-- begin Material to process --

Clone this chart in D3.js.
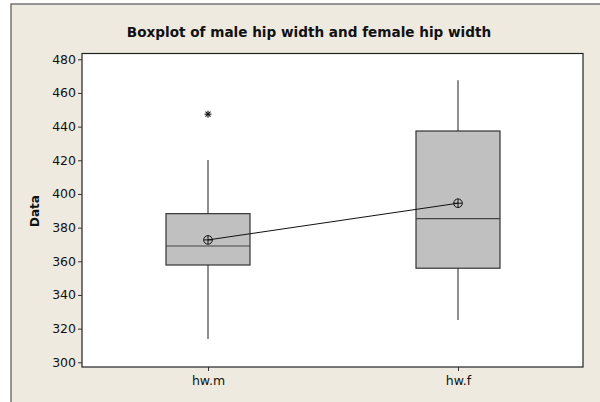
<!DOCTYPE html>
<html><head><meta charset="utf-8">
<script src="https://cdn.jsdelivr.net/npm/d3@7"></script>
<style>body{margin:0;background:#fff}svg{display:block}</style>
</head><body>
<script>
const categories = ["hw.m", "hw.f"];
const q1 = [357.8, 355.9];
const median = [369.1, 385.3];
const q3 = [388.3, 437.4];
const whiskerLow = [313.8, 325.2];
const whiskerHigh = [420.2, 467.6];
const means = [372.7, 394.5];
const outliers = [[447.4], []];
const yTicks = [300, 320, 340, 360, 380, 400, 420, 440, 460, 480];

const W = 600, H = 402;
const svg = d3.select("body").append("svg").attr("width", W).attr("height", H);
const font = "Tahoma, 'DejaVu Sans', Verdana, sans-serif";

svg.append("rect").attr("x", 11).attr("y", 4).attr("width", W + 10).attr("height", H + 10)
  .attr("fill", "#EEEAE0").attr("stroke", "#555").attr("stroke-width", 1.2);

const pl = 82, pr = 583, pt = 53.5, pb = 367;
svg.append("rect").attr("x", pl).attr("y", pt).attr("width", pr - pl).attr("height", pb - pt)
  .attr("fill", "#fff").attr("stroke", "#222").attr("stroke-width", 1.2);

const y = d3.scaleLinear().domain([300, 480]).range([362.3, 59.3]);
const x = d3.scalePoint().domain(categories).range([208, 458]);

const yAxis = svg.append("g").attr("transform", `translate(${pl},0)`)
  .call(d3.axisLeft(y).tickValues(yTicks).tickSize(4).tickPadding(2));
yAxis.select(".domain").remove();
yAxis.selectAll("text").attr("font-family", font).attr("font-size", 12.5).attr("fill", "#111");
yAxis.selectAll("line").attr("stroke", "#333");

const xAxis = svg.append("g").attr("transform", `translate(0,${pb})`)
  .call(d3.axisBottom(x).tickSize(4).tickPadding(5));
xAxis.select(".domain").remove();
xAxis.selectAll("text").attr("font-family", font).attr("font-size", 12.5).attr("fill", "#111");
xAxis.selectAll("line").attr("stroke", "#333");

svg.append("text").attr("x", 309).attr("y", 37).attr("text-anchor", "middle")
  .attr("font-family", font).attr("font-weight", "bold").attr("font-size", 13.6).attr("fill", "#111")
  .text("Boxplot of male hip width and female hip width");

svg.append("text").attr("transform", "translate(39,211) rotate(-90)").attr("text-anchor", "middle")
  .attr("font-family", font).attr("font-weight", "bold").attr("font-size", 12).attr("fill", "#111")
  .text("Data");

const bw = 84;
categories.forEach((c, i) => {
  const cx = x(c);
  const g = svg.append("g");
  g.append("line").attr("x1", cx).attr("x2", cx).attr("y1", y(whiskerHigh[i])).attr("y2", y(q3[i]))
    .attr("stroke", "#444").attr("stroke-width", 1.2);
  g.append("line").attr("x1", cx).attr("x2", cx).attr("y1", y(q1[i])).attr("y2", y(whiskerLow[i]))
    .attr("stroke", "#444").attr("stroke-width", 1.2);
  g.append("rect").attr("x", cx - bw / 2).attr("y", y(q3[i])).attr("width", bw)
    .attr("height", y(q1[i]) - y(q3[i])).attr("fill", "#C0C0C0").attr("stroke", "#333").attr("stroke-width", 1.2);
  g.append("line").attr("x1", cx - bw / 2).attr("x2", cx + bw / 2).attr("y1", y(median[i])).attr("y2", y(median[i]))
    .attr("stroke", "#444").attr("stroke-width", 1.2);
  outliers[i].forEach(v => {
    const oy = y(v);
    const s = svg.append("g").attr("transform", `translate(${cx},${oy})`);
    [0, 45, 90, 135].forEach(a => {
      s.append("line").attr("x1", 0).attr("y1", -3.5).attr("x2", 0).attr("y2", 3.5)
        .attr("transform", `rotate(${a})`).attr("stroke", "#111").attr("stroke-width", 1.1);
    });
  });
});

const line = d3.line().x((d, i) => x(categories[i])).y(d => y(d));
svg.append("path").datum(means).attr("d", line).attr("fill", "none").attr("stroke", "#111").attr("stroke-width", 1);

means.forEach((m, i) => {
  const g = svg.append("g").attr("transform", `translate(${x(categories[i])},${y(m)})`);
  g.append("circle").attr("r", 4.3).attr("fill", "none").attr("stroke", "#111").attr("stroke-width", 1);
  g.append("line").attr("x1", -4.3).attr("x2", 4.3).attr("stroke", "#111").attr("stroke-width", 1);
  g.append("line").attr("y1", -4.3).attr("y2", 4.3).attr("stroke", "#111").attr("stroke-width", 1);
});
</script>
</body></html>
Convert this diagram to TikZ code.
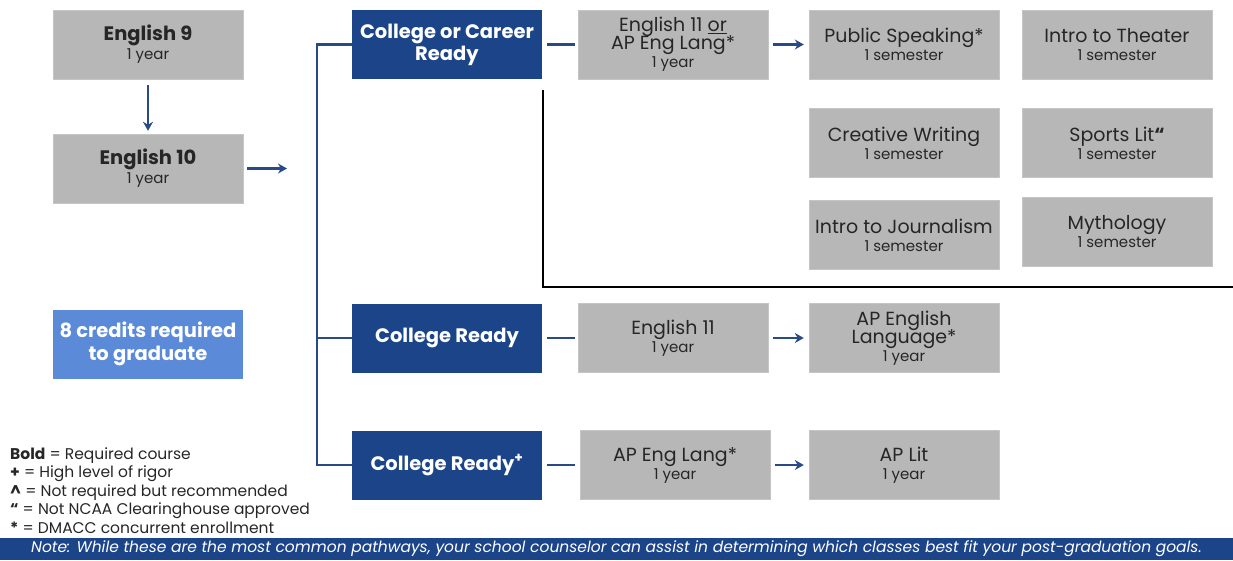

-- end Material to process --

Give again, exactly, the lines from the start of the data through the one holding "of male hip"; omit the pictures.

Clone this chart in D3.js.
<!DOCTYPE html>
<html><head><meta charset="utf-8">
<script src="https://cdn.jsdelivr.net/npm/d3@7"></script>
<style>body{margin:0;background:#fff}svg{display:block}</style>
</head><body>
<script>
const categories = ["hw.m", "hw.f"];
const q1 = [357.8, 355.9];
const median = [369.1, 385.3];
const q3 = [388.3, 437.4];
const whiskerLow = [313.8, 325.2];
const whiskerHigh = [420.2, 467.6];
const means = [372.7, 394.5];
const outliers = [[447.4], []];
const yTicks = [300, 320, 340, 360, 380, 400, 420, 440, 460, 480];

const W = 600, H = 402;
const svg = d3.select("body").append("svg").attr("width", W).attr("height", H);
const font = "Tahoma, 'DejaVu Sans', Verdana, sans-serif";

svg.append("rect").attr("x", 11).attr("y", 4).attr("width", W + 10).attr("height", H + 10)
  .attr("fill", "#EEEAE0").attr("stroke", "#555").attr("stroke-width", 1.2);

const pl = 82, pr = 583, pt = 53.5, pb = 367;
svg.append("rect").attr("x", pl).attr("y", pt).attr("width", pr - pl).attr("height", pb - pt)
  .attr("fill", "#fff").attr("stroke", "#222").attr("stroke-width", 1.2);

const y = d3.scaleLinear().domain([300, 480]).range([362.3, 59.3]);
const x = d3.scalePoint().domain(categories).range([208, 458]);

const yAxis = svg.append("g").attr("transform", `translate(${pl},0)`)
  .call(d3.axisLeft(y).tickValues(yTicks).tickSize(4).tickPadding(2));
yAxis.select(".domain").remove();
yAxis.selectAll("text").attr("font-family", font).attr("font-size", 12.5).attr("fill", "#111");
yAxis.selectAll("line").attr("stroke", "#333");

const xAxis = svg.append("g").attr("transform", `translate(0,${pb})`)
  .call(d3.axisBottom(x).tickSize(4).tickPadding(5));
xAxis.select(".domain").remove();
xAxis.selectAll("text").attr("font-family", font).attr("font-size", 12.5).attr("fill", "#111");
xAxis.selectAll("line").attr("stroke", "#333");

svg.append("text").attr("x", 309).attr("y", 37).attr("text-anchor", "middle")
  .attr("font-family", font).attr("font-weight", "bold").attr("font-size", 13.6).attr("fill", "#111")
  .text("Boxplot of male hip width and female hip width");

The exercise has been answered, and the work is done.